Is generating of data the same as in the last assigment?

I want to ask, is everything that we do for the generating of data in assigment C3_W3_Assignment.ipynb the same that we will do in the last assigment of attention course C4_W4_Assignment?

# trax allows us to use combinators to generate our data pipeline
data_pipeline = trax.data.Serial(
    # randomize the stream
    trax.data.Shuffle(),
    
    # tokenize the data
    trax.data.Tokenize(vocab_dir=VOCAB_DIR,
                       vocab_file=VOCAB_FILE),
    
    # filter too long sequences
    trax.data.FilterByLength(2048),
    
    # bucket by length
    trax.data.BucketByLength(boundaries=[128, 256,  512, 1024],
                             batch_sizes=[16,    8,    4,   2, 1]),
    
    # add loss weights but do not add it to the padding tokens (i.e. 0)
    trax.data.AddLossWeights(id_to_mask=0)
)

# apply the data pipeline to our train and eval sets
train_stream = data_pipeline(stream(train_data))
eval_stream = data_pipeline(stream(eval_data))
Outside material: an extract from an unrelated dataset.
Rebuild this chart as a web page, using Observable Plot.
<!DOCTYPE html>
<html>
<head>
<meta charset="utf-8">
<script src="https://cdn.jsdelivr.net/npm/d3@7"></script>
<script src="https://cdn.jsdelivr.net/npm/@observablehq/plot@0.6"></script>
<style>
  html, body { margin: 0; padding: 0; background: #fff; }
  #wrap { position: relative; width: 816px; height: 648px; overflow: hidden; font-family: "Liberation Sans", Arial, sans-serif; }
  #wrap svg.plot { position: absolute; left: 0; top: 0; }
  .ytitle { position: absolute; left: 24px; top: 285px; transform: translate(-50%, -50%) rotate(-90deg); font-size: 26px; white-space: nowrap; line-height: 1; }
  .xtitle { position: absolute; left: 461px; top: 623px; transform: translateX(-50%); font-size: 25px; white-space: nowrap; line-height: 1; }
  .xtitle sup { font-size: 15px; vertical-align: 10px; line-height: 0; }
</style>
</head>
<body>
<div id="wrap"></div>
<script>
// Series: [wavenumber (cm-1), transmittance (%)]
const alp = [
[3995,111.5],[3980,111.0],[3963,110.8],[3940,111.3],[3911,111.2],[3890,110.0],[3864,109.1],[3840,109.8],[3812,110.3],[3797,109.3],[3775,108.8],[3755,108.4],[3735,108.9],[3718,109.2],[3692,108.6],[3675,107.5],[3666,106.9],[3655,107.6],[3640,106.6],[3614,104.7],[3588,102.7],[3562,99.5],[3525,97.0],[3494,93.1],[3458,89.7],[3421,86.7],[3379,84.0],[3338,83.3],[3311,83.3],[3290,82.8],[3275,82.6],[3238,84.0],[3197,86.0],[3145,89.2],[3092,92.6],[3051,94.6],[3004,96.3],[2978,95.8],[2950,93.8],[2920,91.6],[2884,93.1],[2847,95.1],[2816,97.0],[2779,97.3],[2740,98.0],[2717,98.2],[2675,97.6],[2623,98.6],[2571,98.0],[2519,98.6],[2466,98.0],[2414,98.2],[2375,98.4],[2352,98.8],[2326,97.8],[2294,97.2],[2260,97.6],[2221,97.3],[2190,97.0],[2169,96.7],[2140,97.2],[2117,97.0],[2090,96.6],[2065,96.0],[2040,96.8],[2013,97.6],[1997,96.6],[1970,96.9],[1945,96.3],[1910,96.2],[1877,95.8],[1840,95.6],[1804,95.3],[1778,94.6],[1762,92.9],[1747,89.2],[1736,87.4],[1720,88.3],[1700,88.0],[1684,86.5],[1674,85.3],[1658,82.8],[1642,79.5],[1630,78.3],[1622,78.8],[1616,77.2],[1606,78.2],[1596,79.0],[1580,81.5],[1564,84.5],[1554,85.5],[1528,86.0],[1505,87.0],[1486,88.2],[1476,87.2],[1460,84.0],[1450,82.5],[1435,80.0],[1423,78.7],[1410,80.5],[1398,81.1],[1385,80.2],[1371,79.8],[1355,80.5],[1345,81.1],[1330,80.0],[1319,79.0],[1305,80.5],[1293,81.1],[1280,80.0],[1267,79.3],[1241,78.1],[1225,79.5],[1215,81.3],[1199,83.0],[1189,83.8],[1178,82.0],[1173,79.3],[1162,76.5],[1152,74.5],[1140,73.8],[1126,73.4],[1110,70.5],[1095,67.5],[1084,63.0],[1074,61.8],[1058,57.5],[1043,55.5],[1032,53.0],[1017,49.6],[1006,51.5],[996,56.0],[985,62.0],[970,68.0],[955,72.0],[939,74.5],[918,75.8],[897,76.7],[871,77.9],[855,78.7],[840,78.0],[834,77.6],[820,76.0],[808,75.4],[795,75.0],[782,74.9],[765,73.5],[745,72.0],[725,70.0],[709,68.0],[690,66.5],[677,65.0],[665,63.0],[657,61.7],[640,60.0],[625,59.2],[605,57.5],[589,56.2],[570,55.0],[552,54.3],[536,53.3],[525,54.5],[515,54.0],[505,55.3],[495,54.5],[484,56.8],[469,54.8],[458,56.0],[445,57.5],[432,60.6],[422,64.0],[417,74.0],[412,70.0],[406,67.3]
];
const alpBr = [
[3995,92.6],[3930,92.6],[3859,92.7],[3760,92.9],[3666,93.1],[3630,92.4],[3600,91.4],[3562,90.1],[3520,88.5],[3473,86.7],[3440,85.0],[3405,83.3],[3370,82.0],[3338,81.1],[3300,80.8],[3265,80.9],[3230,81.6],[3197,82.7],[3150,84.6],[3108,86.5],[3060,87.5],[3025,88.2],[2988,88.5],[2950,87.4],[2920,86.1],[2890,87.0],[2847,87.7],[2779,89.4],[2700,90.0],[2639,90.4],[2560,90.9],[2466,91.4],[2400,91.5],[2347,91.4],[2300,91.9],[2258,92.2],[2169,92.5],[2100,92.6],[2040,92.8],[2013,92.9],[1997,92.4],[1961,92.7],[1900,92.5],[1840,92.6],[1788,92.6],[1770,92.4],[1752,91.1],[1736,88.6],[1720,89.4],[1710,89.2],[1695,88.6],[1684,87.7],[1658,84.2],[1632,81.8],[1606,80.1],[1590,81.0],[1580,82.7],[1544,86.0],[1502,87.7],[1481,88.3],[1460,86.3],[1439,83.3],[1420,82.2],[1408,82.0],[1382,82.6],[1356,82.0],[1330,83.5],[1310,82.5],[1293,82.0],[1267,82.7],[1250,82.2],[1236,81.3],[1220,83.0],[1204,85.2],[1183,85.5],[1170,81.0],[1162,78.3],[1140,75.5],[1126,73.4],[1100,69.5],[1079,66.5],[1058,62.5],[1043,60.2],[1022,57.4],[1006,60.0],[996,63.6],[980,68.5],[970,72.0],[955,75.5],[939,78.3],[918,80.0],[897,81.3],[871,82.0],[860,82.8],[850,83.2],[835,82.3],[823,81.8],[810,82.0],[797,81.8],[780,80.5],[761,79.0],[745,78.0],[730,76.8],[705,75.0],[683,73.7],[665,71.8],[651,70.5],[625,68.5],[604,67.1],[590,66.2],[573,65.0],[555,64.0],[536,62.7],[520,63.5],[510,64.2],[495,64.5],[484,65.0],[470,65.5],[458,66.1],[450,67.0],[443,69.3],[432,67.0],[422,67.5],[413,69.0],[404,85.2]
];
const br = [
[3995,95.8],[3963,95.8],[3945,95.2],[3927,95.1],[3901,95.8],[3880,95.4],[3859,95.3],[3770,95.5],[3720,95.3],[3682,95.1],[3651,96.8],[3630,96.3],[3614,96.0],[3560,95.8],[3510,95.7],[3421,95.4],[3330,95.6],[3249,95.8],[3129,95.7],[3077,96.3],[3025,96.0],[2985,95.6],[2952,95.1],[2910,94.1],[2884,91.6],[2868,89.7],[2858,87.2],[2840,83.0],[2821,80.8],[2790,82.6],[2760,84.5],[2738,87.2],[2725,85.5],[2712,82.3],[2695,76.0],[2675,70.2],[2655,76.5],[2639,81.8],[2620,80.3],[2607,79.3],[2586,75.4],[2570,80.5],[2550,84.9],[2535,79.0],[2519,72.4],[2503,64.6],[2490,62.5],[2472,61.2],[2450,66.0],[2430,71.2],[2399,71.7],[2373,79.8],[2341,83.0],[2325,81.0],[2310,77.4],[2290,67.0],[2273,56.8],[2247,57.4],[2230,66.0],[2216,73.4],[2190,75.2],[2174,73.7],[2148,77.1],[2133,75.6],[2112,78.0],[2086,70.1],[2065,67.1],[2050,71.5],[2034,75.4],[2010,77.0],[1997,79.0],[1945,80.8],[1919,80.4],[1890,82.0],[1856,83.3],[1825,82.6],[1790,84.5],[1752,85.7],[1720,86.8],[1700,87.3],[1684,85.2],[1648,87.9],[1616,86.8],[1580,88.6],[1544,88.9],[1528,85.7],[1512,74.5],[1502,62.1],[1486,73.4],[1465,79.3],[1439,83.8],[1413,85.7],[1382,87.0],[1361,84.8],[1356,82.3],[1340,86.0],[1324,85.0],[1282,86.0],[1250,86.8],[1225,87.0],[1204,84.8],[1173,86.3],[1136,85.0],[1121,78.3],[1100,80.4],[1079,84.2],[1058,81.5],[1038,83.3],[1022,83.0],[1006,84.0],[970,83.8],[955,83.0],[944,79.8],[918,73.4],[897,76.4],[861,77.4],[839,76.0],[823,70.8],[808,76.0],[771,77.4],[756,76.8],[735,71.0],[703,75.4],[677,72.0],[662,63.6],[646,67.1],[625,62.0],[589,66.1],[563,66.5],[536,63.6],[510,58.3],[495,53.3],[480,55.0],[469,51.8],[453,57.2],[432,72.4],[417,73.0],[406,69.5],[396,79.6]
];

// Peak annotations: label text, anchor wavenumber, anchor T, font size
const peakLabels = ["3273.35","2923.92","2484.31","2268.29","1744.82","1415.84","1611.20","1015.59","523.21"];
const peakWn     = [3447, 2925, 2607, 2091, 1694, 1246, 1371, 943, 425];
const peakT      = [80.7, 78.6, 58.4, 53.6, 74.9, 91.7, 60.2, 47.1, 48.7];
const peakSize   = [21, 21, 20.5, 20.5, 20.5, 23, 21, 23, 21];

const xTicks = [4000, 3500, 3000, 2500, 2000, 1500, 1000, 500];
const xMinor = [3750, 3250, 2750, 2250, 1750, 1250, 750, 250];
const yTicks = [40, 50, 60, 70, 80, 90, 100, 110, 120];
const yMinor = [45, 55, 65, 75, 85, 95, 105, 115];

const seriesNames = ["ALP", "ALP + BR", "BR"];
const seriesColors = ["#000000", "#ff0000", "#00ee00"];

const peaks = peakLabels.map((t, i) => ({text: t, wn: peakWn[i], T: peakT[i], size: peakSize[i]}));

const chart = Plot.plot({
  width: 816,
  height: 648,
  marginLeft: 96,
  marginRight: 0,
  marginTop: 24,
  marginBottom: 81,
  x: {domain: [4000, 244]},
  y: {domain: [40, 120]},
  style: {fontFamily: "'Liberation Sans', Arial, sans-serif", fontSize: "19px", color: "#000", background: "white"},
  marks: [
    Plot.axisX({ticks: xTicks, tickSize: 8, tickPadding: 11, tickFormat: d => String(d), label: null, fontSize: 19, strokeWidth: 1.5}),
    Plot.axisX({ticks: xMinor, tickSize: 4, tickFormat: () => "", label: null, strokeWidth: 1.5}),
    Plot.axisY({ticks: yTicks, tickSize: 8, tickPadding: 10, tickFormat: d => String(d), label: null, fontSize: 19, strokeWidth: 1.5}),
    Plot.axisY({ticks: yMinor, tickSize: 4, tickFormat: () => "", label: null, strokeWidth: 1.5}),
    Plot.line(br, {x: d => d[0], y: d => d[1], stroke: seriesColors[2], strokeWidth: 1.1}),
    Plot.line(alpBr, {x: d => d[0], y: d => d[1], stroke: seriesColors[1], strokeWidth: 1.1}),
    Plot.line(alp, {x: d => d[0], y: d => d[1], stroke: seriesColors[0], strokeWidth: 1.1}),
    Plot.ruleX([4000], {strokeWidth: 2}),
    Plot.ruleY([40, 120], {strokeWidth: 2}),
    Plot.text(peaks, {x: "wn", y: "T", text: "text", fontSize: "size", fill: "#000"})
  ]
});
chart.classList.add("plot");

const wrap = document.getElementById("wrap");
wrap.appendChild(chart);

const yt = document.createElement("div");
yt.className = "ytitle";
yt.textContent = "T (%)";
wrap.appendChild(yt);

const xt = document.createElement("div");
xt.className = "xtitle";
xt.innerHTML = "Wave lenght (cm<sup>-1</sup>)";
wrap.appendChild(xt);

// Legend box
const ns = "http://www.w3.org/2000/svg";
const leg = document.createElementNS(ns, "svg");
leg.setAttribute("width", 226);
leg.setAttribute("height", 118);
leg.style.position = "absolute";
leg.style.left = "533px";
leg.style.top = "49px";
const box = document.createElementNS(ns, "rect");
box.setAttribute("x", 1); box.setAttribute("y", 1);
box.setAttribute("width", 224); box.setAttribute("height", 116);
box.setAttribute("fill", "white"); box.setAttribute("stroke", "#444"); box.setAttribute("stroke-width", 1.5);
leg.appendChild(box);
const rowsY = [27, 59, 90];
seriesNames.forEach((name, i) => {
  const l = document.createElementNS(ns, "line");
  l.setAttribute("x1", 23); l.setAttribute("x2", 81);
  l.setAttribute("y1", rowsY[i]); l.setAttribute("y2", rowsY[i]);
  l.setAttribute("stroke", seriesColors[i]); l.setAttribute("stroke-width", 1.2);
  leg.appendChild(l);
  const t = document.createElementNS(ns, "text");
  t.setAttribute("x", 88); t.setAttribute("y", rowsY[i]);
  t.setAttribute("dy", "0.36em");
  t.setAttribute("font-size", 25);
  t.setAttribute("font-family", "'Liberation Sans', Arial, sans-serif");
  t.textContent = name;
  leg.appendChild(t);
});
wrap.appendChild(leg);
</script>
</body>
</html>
so, can we delete that huge func data_generator(batch_size, x, y, pad, shuffle=False, verbose=False) from C3_W3_Assignment.ipynb if we use this code above, for example?

Just can delete trax.data.FilterByLength(2048) I think. But maybe it can be usefull it some cases too.

This topic was mentioned here and so I’m adding you folks.

@arvyzukai
@Elemento

Happy mentoring.